Neural insight into salt intake

 30 April 2018   Research News

Salt is an essential nutrient, but high levels of dietary salt are associated with adverse health effects, such as hypertension. Despite salt intake being a health concern, little is known about the neural systems in the brain that control salt intake.

Graph showing that optogenetic stimulation of dopamine neurons reduces intake of jellies containing a high salt concentration (solid red bars) compared to unstimulated controls (open bars)

Research published in eNeuro by Dr Mark Ungless, Senior Lecturer at the Institute of Clinical Sciences, Imperial College London, and Professor Dominic Withers, Head of Metabolic Signalling at MRC LMS, has shown that stimulating dopamine neurons in the midbrain reduces salt intake.

The researchers tested the effect of selectively stimulating dopamine neurons on salt intake by using: optogenetics, to excite dopamine neurons, and chemogenetics, to inhibit them (two techniques discussed in our recent article: Shining a light on metabolic signalling research).

The paper builds upon a body of literature showing that dopamine neuron stimulation leads to decreased sugar intake, suggesting that dopamine neuron stimulation may broadly effect different types of appetite.

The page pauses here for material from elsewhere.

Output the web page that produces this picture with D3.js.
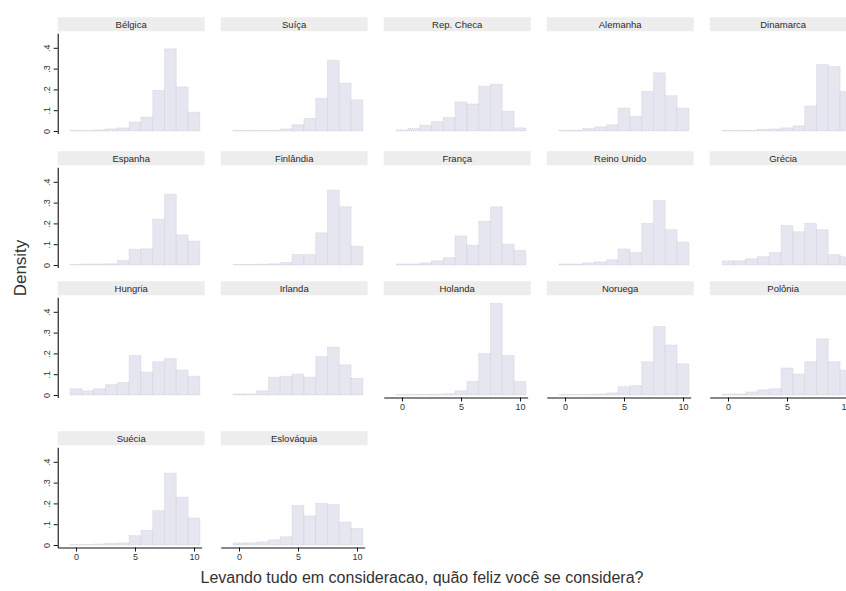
<!DOCTYPE html>
<html>
<head>
<meta charset="utf-8">
<script src="https://cdn.jsdelivr.net/npm/d3@7"></script>
<style>
  html, body { margin: 0; padding: 0; background: #ffffff; }
  svg { display: block; font-family: "Liberation Sans", Arial, Helvetica, sans-serif; }
</style>
</head>
<body>
<script>
// Happiness scores 0..10, density per score, one histogram per country
const scores = [0, 1, 2, 3, 4, 5, 6, 7, 8, 9, 10];

const belgica     = [0.003, 0.002, 0.005, 0.010, 0.015, 0.043, 0.067, 0.195, 0.395, 0.212, 0.090];
const suica       = [0.003, 0.003, 0.003, 0.003, 0.010, 0.030, 0.060, 0.157, 0.340, 0.230, 0.150];
const repCheca    = [0.005, 0.012, 0.028, 0.045, 0.065, 0.140, 0.130, 0.215, 0.225, 0.095, 0.015];
const alemanha    = [0.003, 0.004, 0.012, 0.020, 0.030, 0.110, 0.070, 0.190, 0.280, 0.170, 0.110];
const dinamarca   = [0.003, 0.003, 0.003, 0.008, 0.010, 0.015, 0.025, 0.120, 0.320, 0.310, 0.190];
const espanha     = [0.003, 0.005, 0.005, 0.006, 0.022, 0.075, 0.078, 0.220, 0.340, 0.145, 0.115];
const finlandia   = [0.002, 0.003, 0.004, 0.006, 0.012, 0.050, 0.050, 0.155, 0.360, 0.280, 0.090];
const franca      = [0.005, 0.005, 0.010, 0.020, 0.035, 0.140, 0.095, 0.210, 0.280, 0.100, 0.070];
const reinoUnido  = [0.005, 0.005, 0.010, 0.015, 0.025, 0.077, 0.060, 0.200, 0.310, 0.170, 0.110];
const grecia      = [0.020, 0.020, 0.030, 0.040, 0.060, 0.190, 0.160, 0.200, 0.170, 0.050, 0.040];
const hungria     = [0.030, 0.020, 0.030, 0.050, 0.060, 0.190, 0.110, 0.160, 0.175, 0.120, 0.090];
const irlanda     = [0.005, 0.005, 0.020, 0.085, 0.090, 0.100, 0.085, 0.185, 0.230, 0.145, 0.080];
const holanda     = [0.002, 0.002, 0.003, 0.004, 0.006, 0.020, 0.065, 0.200, 0.440, 0.190, 0.065];
const noruega     = [0.002, 0.002, 0.003, 0.005, 0.010, 0.040, 0.045, 0.160, 0.330, 0.240, 0.150];
const polonia     = [0.005, 0.005, 0.015, 0.025, 0.030, 0.130, 0.100, 0.160, 0.270, 0.160, 0.120];
const suecia      = [0.002, 0.002, 0.005, 0.008, 0.010, 0.045, 0.070, 0.165, 0.345, 0.230, 0.130];
const eslovaquia  = [0.010, 0.010, 0.015, 0.025, 0.040, 0.190, 0.140, 0.200, 0.195, 0.110, 0.080];

const countryNames = ["Bélgica", "Suíça", "Rep. Checa", "Alemanha", "Dinamarca",
                      "Espanha", "Finlândia", "França", "Reino Unido", "Grécia",
                      "Hungria", "Irlanda", "Holanda", "Noruega", "Polônia",
                      "Suécia", "Eslováquia"];
const countryValues = [belgica, suica, repCheca, alemanha, dinamarca,
                       espanha, finlandia, franca, reinoUnido, grecia,
                       hungria, irlanda, holanda, noruega, polonia,
                       suecia, eslovaquia];

const yTicks = [0, 0.1, 0.2, 0.3, 0.4];
const yTickLabels = ["0", ".1", ".2", ".3", ".4"];
const xTicks = [0, 5, 10];

const yTitle = "Density";
const xTitle = "Levando tudo em consideracao, quão feliz você se considera?";

// panels that carry an x axis (bottom of each column)
const withXAxis = new Set([12, 13, 14, 15, 16]);

// ---- layout ----
const W = 846, H = 591;
const colZero = [76, 239, 402, 565, 728];   // pixel position of score 0 per column
const rowZero = [131, 265, 395, 545];       // pixel position of density 0 per row
const pxPerScore = 11.8;
const pxPerDensity = 208;
const xLo = -1.55, xHi = 10.65;             // plot region in score units
const yLo = -0.012, yHi = 0.47;             // plot region in density units

const svg = d3.select("body").append("svg")
  .attr("width", W).attr("height", H);

countryNames.forEach((name, i) => {
  const r = Math.floor(i / 5), c = i % 5;
  const vals = countryValues[i];

  const x = d3.scaleLinear()
    .domain([xLo, xHi])
    .range([colZero[c] + xLo * pxPerScore, colZero[c] + xHi * pxPerScore]);
  const y = d3.scaleLinear()
    .domain([yLo, yHi])
    .range([rowZero[r] - yLo * pxPerDensity, rowZero[r] - yHi * pxPerDensity]);

  const g = svg.append("g");

  // title strip
  const stripX = x(xLo), stripW = x(10.9) - x(xLo);
  const stripBottom = y(yHi) - 2;
  g.append("rect")
    .attr("x", stripX).attr("y", stripBottom - 14)
    .attr("width", stripW).attr("height", 14)
    .attr("fill", "#ededed");
  g.append("text")
    .attr("x", stripX + stripW / 2).attr("y", stripBottom - 7)
    .attr("dy", "0.35em")
    .attr("text-anchor", "middle")
    .attr("font-size", 9.5)
    .attr("fill", "#2a2a2a")
    .text(name);

  // bars
  g.selectAll("rect.bar")
    .data(scores.map((s, k) => ({ s, v: vals[k] })))
    .join("rect")
    .attr("class", "bar")
    .attr("x", d => x(d.s - 0.5))
    .attr("width", d => x(d.s + 0.5) - x(d.s - 0.5))
    .attr("y", d => y(d.v))
    .attr("height", d => y(0) - y(d.v))
    .attr("fill", "#e6e6f1")
    .attr("stroke", "#c4c4d4")
    .attr("stroke-width", 0.6)
    .attr("stroke-dasharray", "1,1");

  // y axis on the first column
  if (c === 0) {
    const ya = g.append("g")
      .attr("transform", `translate(${x(xLo)},0)`)
      .call(d3.axisLeft(y).tickValues(yTicks)
        .tickFormat((d, k) => yTickLabels[k])
        .tickSize(4).tickSizeOuter(0));
    ya.select(".domain").attr("stroke", "#111").attr("stroke-width", 1.1);
    ya.selectAll(".tick line").attr("stroke", "#111");
    ya.selectAll(".tick text")
      .attr("transform", "rotate(-90)")
      .attr("x", 0).attr("y", -8).attr("dy", 0)
      .attr("text-anchor", "middle")
      .attr("font-size", 9)
      .attr("font-family", "Liberation Sans, Arial, sans-serif")
      .attr("fill", "#333");
  }

  // x axis on the bottom panel of each column
  if (withXAxis.has(i)) {
    const xa = g.append("g")
      .attr("transform", `translate(0,${y(yLo)})`)
      .call(d3.axisBottom(x).tickValues(xTicks)
        .tickSize(4).tickSizeOuter(0));
    xa.select(".domain").attr("stroke", "#111").attr("stroke-width", 1.1);
    xa.selectAll(".tick line").attr("stroke", "#111");
    xa.selectAll(".tick text")
      .attr("y", 6).attr("dy", "0.71em")
      .attr("font-size", 9)
      .attr("font-family", "Liberation Sans, Arial, sans-serif")
      .attr("fill", "#333");
  }
});

// axis titles
svg.append("text")
  .attr("transform", "translate(26,268) rotate(-90)")
  .attr("text-anchor", "middle")
  .attr("font-size", 17)
  .attr("fill", "#333")
  .text(yTitle);

svg.append("text")
  .attr("x", 422).attr("y", 583)
  .attr("text-anchor", "middle")
  .attr("font-size", 16)
  .attr("fill", "#333")
  .text(xTitle);
</script>
</body>
</html>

Dr Ungless says that “while there are no immediate clinical implications of this work, because of the challenges of stimulating dopamine neurons in humans, we hope that by further understanding how dopamine regulates appetite we might contribute towards future development of new therapeutics to regulate salt intake.”

Image showing dopamine neurons (TH; green) expressing channelrhodopsin (ChR2; magenta), which makes them responsive to blue light


All the researchers involved with this research are based at MRC LMS and Imperial Institute of Clinical Sciences, illustrating how we can link discovery science and medicine to drive innovation and health.